* _THE EXERCISE_: Carry none of the pictures over; write out the complete data exactly.

+ + +

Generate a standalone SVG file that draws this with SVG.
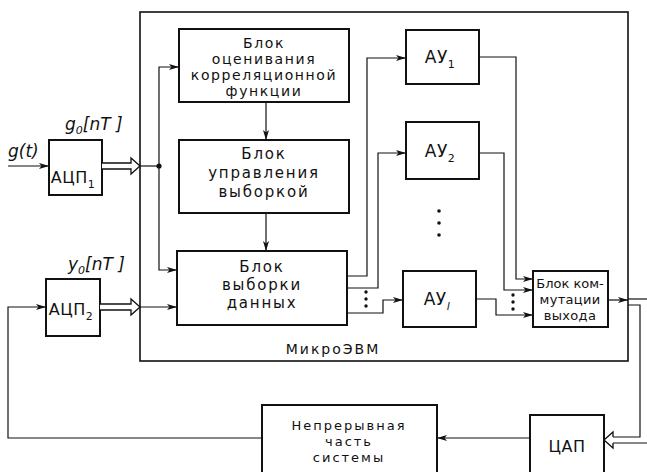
<svg xmlns="http://www.w3.org/2000/svg" width="647" height="472" viewBox="0 0 647 472">
<style>
.box{fill:#fff;stroke:#111;stroke-width:2}
.frame{fill:none;stroke:#111;stroke-width:1.6}
.ln{fill:none;stroke:#111;stroke-width:1.2}
.dbl{fill:#fff;stroke:#111;stroke-width:1.3;stroke-linejoin:miter}
.t{font-family:"DejaVu Sans","Liberation Sans",sans-serif;font-size:14px;fill:#111;text-anchor:middle;letter-spacing:1.6px}
.t15{font-size:15px;letter-spacing:1.8px}
.tl{font-family:"DejaVu Sans","Liberation Sans",sans-serif;font-size:16px;fill:#111;text-anchor:middle;letter-spacing:0.5px}
.it{font-family:"DejaVu Sans","Liberation Sans",sans-serif;font-style:italic;font-size:17px;fill:#111}
.sub{font-size:11px}
.dot{fill:#111}
</style>
<defs>
<marker id="ah" viewBox="0 0 10 6" refX="10" refY="3" markerWidth="10" markerHeight="6" orient="auto" markerUnits="userSpaceOnUse">
<path d="M0,0 L10,3 L0,6 L2.5,3 z" fill="#111"/>
</marker>
</defs>

<g id="frame">
<rect class="frame" x="140" y="12" width="488" height="349"/>
<text class="t" x="333" y="354" style="letter-spacing:2px">МикроЭВМ</text>
</g>

<g id="adc1">
<rect class="box" x="49" y="140" width="53" height="55"/>
<text class="tl" x="73" y="183">АЦП<tspan class="sub" dy="5">1</tspan></text>
</g>
<g id="adc2">
<rect class="box" x="46" y="279" width="54" height="57"/>
<text class="tl" x="71" y="315">АЦП<tspan class="sub" dy="5">2</tspan></text>
</g>
<g id="labels">
<text class="it" x="8" y="157">g(t)</text>
<text class="it" x="65" y="130">g<tspan class="sub" dy="4">0</tspan><tspan dy="-4">[nT ]</tspan></text>
<text class="it" x="68" y="270">y<tspan class="sub" dy="4">0</tspan><tspan dy="-4">[nT ]</tspan></text>
</g>

<g id="corr">
<rect class="box" x="179" y="29" width="170" height="73"/>
<text class="t" x="264" y="48">Блок</text>
<text class="t" x="264" y="64">оценивания</text>
<text class="t" x="264" y="80">корреляционной</text>
<text class="t" x="264" y="96">функции</text>
</g>
<g id="ctrl">
<rect class="box" x="179" y="140" width="170" height="73"/>
<text class="t t15" x="264" y="159">Блок</text>
<text class="t t15" x="264" y="178">управления</text>
<text class="t t15" x="264" y="197">выборкой</text>
</g>
<g id="sel">
<rect class="box" x="177" y="251" width="170" height="74"/>
<text class="t t15" x="262" y="272">Блок</text>
<text class="t t15" x="262" y="290">выборки</text>
<text class="t t15" x="262" y="308">данных</text>
</g>

<g id="au1">
<rect class="box" x="406" y="30" width="73" height="54"/>
<text class="tl" x="440" y="63" style="font-size:17px">АУ<tspan class="sub" dy="5">1</tspan></text>
</g>
<g id="au2">
<rect class="box" x="406" y="122" width="73" height="57"/>
<text class="tl" x="440" y="157" style="font-size:17px">АУ<tspan class="sub" dy="5">2</tspan></text>
</g>
<g id="aul">
<rect class="box" x="403" y="271" width="73" height="56"/>
<text class="tl" x="437" y="305" style="font-size:17px">АУ<tspan class="sub" dy="5" style="font-style:italic">l</tspan></text>
</g>

<g id="switch">
<rect class="box" x="533" y="271" width="75" height="56"/>
<text class="t" x="570" y="288" style="letter-spacing:0px;font-size:13px">Блок ком-</text>
<text class="t" x="570" y="304" style="letter-spacing:0.3px;font-size:13px">мутации</text>
<text class="t" x="570" y="320" style="letter-spacing:0.3px;font-size:13px">выхода</text>
</g>

<g id="plant">
<rect class="box" x="262" y="405" width="175" height="72"/>
<text class="t" x="349" y="430" style="font-size:13px;letter-spacing:2px">Непрерывная</text>
<text class="t" x="349" y="446" style="font-size:13px;letter-spacing:2px">часть</text>
<text class="t" x="349" y="462" style="font-size:13px;letter-spacing:2px">системы</text>
</g>
<g id="dac">
<rect class="box" x="530" y="415" width="74" height="62"/>
<text class="tl" x="567" y="452">ЦАП</text>
</g>

<g id="connectors">
<line class="ln" x1="8" y1="166" x2="49" y2="166" marker-end="url(#ah)"/>
<path class="dbl" d="M102,163 L131,163 L131,158 L140,166 L131,174 L131,169 L102,169"/>
<line class="ln" x1="140" y1="166" x2="159" y2="166"/>
<circle class="dot" cx="159" cy="166" r="2.6"/>
<path class="ln" d="M159,166 L159,67 L179,67" marker-end="url(#ah)"/>
<path class="ln" d="M159,166 L159,270 L177,270" marker-end="url(#ah)"/>
<path class="dbl" d="M100,304 L131,304 L131,299 L140,307 L131,315 L131,310 L100,310"/>
<line class="ln" x1="140" y1="307" x2="177" y2="307" marker-end="url(#ah)"/>
<line class="ln" x1="266" y1="102" x2="266" y2="140" marker-end="url(#ah)"/>
<line class="ln" x1="266" y1="213" x2="266" y2="251" marker-end="url(#ah)"/>
<path class="ln" d="M347,276 L367,276 L367,58 L406,58" marker-end="url(#ah)"/>
<path class="ln" d="M347,288 L378,288 L378,153 L406,153" marker-end="url(#ah)"/>
<path class="ln" d="M347,313 L383,313 L383,300 L403,300" marker-end="url(#ah)"/>
<circle class="dot" cx="366" cy="292" r="1.7"/>
<circle class="dot" cx="366" cy="299" r="1.7"/>
<circle class="dot" cx="366" cy="306" r="1.7"/>
<circle class="dot" cx="439" cy="211" r="1.8"/>
<circle class="dot" cx="439" cy="223" r="1.8"/>
<circle class="dot" cx="439" cy="235" r="1.8"/>
<path class="ln" d="M479,57 L516,57 L516,279 L533,279" marker-end="url(#ah)"/>
<path class="ln" d="M479,153 L504,153 L504,290 L533,290" marker-end="url(#ah)"/>
<path class="ln" d="M476,299 L496,299 L496,315 L533,315" marker-end="url(#ah)"/>
<circle class="dot" cx="513" cy="295" r="1.7"/>
<circle class="dot" cx="513" cy="302" r="1.7"/>
<circle class="dot" cx="513" cy="309" r="1.7"/>
<line class="ln" x1="608" y1="300" x2="628" y2="300" marker-end="url(#ah)"/>
<path class="ln" d="M628,299 L647,299"/>
<path class="ln" d="M628,305 L640,305 L640,437 L613,437"/>
<path class="ln" d="M647,443 L613,443"/>
<path class="dbl" d="M613,437 L613,432 L604,440 L613,448 L613,443" style="fill:none"/>
<line class="ln" x1="530" y1="438" x2="437" y2="438" marker-end="url(#ah)"/>
<path class="ln" d="M262,438 L8,438 L8,307 L46,307" marker-end="url(#ah)"/>
</g>
</svg>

+ + +

* _COMPLETE ANSWER_:
Generate a standalone SVG file that draws this with SVG.
<svg xmlns="http://www.w3.org/2000/svg" width="647" height="472" viewBox="0 0 647 472">
<style>
.box{fill:#fff;stroke:#111;stroke-width:2}
.frame{fill:none;stroke:#111;stroke-width:1.6}
.ln{fill:none;stroke:#111;stroke-width:1.2}
.dbl{fill:#fff;stroke:#111;stroke-width:1.3;stroke-linejoin:miter}
.t{font-family:"DejaVu Sans","Liberation Sans",sans-serif;font-size:14px;fill:#111;text-anchor:middle;letter-spacing:1.6px}
.t15{font-size:15px;letter-spacing:1.8px}
.tl{font-family:"DejaVu Sans","Liberation Sans",sans-serif;font-size:16px;fill:#111;text-anchor:middle;letter-spacing:0.5px}
.it{font-family:"DejaVu Sans","Liberation Sans",sans-serif;font-style:italic;font-size:17px;fill:#111}
.sub{font-size:11px}
.dot{fill:#111}
</style>
<defs>
<marker id="ah" viewBox="0 0 10 6" refX="10" refY="3" markerWidth="10" markerHeight="6" orient="auto" markerUnits="userSpaceOnUse">
<path d="M0,0 L10,3 L0,6 L2.5,3 z" fill="#111"/>
</marker>
</defs>

<g id="frame">
<rect class="frame" x="140" y="12" width="488" height="349"/>
<text class="t" x="333" y="354" style="letter-spacing:2px">МикроЭВМ</text>
</g>

<g id="adc1">
<rect class="box" x="49" y="140" width="53" height="55"/>
<text class="tl" x="73" y="183">АЦП<tspan class="sub" dy="5">1</tspan></text>
</g>
<g id="adc2">
<rect class="box" x="46" y="279" width="54" height="57"/>
<text class="tl" x="71" y="315">АЦП<tspan class="sub" dy="5">2</tspan></text>
</g>
<g id="labels">
<text class="it" x="8" y="157">g(t)</text>
<text class="it" x="65" y="130">g<tspan class="sub" dy="4">0</tspan><tspan dy="-4">[nT ]</tspan></text>
<text class="it" x="68" y="270">y<tspan class="sub" dy="4">0</tspan><tspan dy="-4">[nT ]</tspan></text>
</g>

<g id="corr">
<rect class="box" x="179" y="29" width="170" height="73"/>
<text class="t" x="264" y="48">Блок</text>
<text class="t" x="264" y="64">оценивания</text>
<text class="t" x="264" y="80">корреляционной</text>
<text class="t" x="264" y="96">функции</text>
</g>
<g id="ctrl">
<rect class="box" x="179" y="140" width="170" height="73"/>
<text class="t t15" x="264" y="159">Блок</text>
<text class="t t15" x="264" y="178">управления</text>
<text class="t t15" x="264" y="197">выборкой</text>
</g>
<g id="sel">
<rect class="box" x="177" y="251" width="170" height="74"/>
<text class="t t15" x="262" y="272">Блок</text>
<text class="t t15" x="262" y="290">выборки</text>
<text class="t t15" x="262" y="308">данных</text>
</g>

<g id="au1">
<rect class="box" x="406" y="30" width="73" height="54"/>
<text class="tl" x="440" y="63" style="font-size:17px">АУ<tspan class="sub" dy="5">1</tspan></text>
</g>
<g id="au2">
<rect class="box" x="406" y="122" width="73" height="57"/>
<text class="tl" x="440" y="157" style="font-size:17px">АУ<tspan class="sub" dy="5">2</tspan></text>
</g>
<g id="aul">
<rect class="box" x="403" y="271" width="73" height="56"/>
<text class="tl" x="437" y="305" style="font-size:17px">АУ<tspan class="sub" dy="5" style="font-style:italic">l</tspan></text>
</g>

<g id="switch">
<rect class="box" x="533" y="271" width="75" height="56"/>
<text class="t" x="570" y="288" style="letter-spacing:0px;font-size:13px">Блок ком-</text>
<text class="t" x="570" y="304" style="letter-spacing:0.3px;font-size:13px">мутации</text>
<text class="t" x="570" y="320" style="letter-spacing:0.3px;font-size:13px">выхода</text>
</g>

<g id="plant">
<rect class="box" x="262" y="405" width="175" height="72"/>
<text class="t" x="349" y="430" style="font-size:13px;letter-spacing:2px">Непрерывная</text>
<text class="t" x="349" y="446" style="font-size:13px;letter-spacing:2px">часть</text>
<text class="t" x="349" y="462" style="font-size:13px;letter-spacing:2px">системы</text>
</g>
<g id="dac">
<rect class="box" x="530" y="415" width="74" height="62"/>
<text class="tl" x="567" y="452">ЦАП</text>
</g>

<g id="connectors">
<line class="ln" x1="8" y1="166" x2="49" y2="166" marker-end="url(#ah)"/>
<path class="dbl" d="M102,163 L131,163 L131,158 L140,166 L131,174 L131,169 L102,169"/>
<line class="ln" x1="140" y1="166" x2="159" y2="166"/>
<circle class="dot" cx="159" cy="166" r="2.6"/>
<path class="ln" d="M159,166 L159,67 L179,67" marker-end="url(#ah)"/>
<path class="ln" d="M159,166 L159,270 L177,270" marker-end="url(#ah)"/>
<path class="dbl" d="M100,304 L131,304 L131,299 L140,307 L131,315 L131,310 L100,310"/>
<line class="ln" x1="140" y1="307" x2="177" y2="307" marker-end="url(#ah)"/>
<line class="ln" x1="266" y1="102" x2="266" y2="140" marker-end="url(#ah)"/>
<line class="ln" x1="266" y1="213" x2="266" y2="251" marker-end="url(#ah)"/>
<path class="ln" d="M347,276 L367,276 L367,58 L406,58" marker-end="url(#ah)"/>
<path class="ln" d="M347,288 L378,288 L378,153 L406,153" marker-end="url(#ah)"/>
<path class="ln" d="M347,313 L383,313 L383,300 L403,300" marker-end="url(#ah)"/>
<circle class="dot" cx="366" cy="292" r="1.7"/>
<circle class="dot" cx="366" cy="299" r="1.7"/>
<circle class="dot" cx="366" cy="306" r="1.7"/>
<circle class="dot" cx="439" cy="211" r="1.8"/>
<circle class="dot" cx="439" cy="223" r="1.8"/>
<circle class="dot" cx="439" cy="235" r="1.8"/>
<path class="ln" d="M479,57 L516,57 L516,279 L533,279" marker-end="url(#ah)"/>
<path class="ln" d="M479,153 L504,153 L504,290 L533,290" marker-end="url(#ah)"/>
<path class="ln" d="M476,299 L496,299 L496,315 L533,315" marker-end="url(#ah)"/>
<circle class="dot" cx="513" cy="295" r="1.7"/>
<circle class="dot" cx="513" cy="302" r="1.7"/>
<circle class="dot" cx="513" cy="309" r="1.7"/>
<line class="ln" x1="608" y1="300" x2="628" y2="300" marker-end="url(#ah)"/>
<path class="ln" d="M628,299 L647,299"/>
<path class="ln" d="M628,305 L640,305 L640,437 L613,437"/>
<path class="ln" d="M647,443 L613,443"/>
<path class="dbl" d="M613,437 L613,432 L604,440 L613,448 L613,443" style="fill:none"/>
<line class="ln" x1="530" y1="438" x2="437" y2="438" marker-end="url(#ah)"/>
<path class="ln" d="M262,438 L8,438 L8,307 L46,307" marker-end="url(#ah)"/>
</g>
</svg>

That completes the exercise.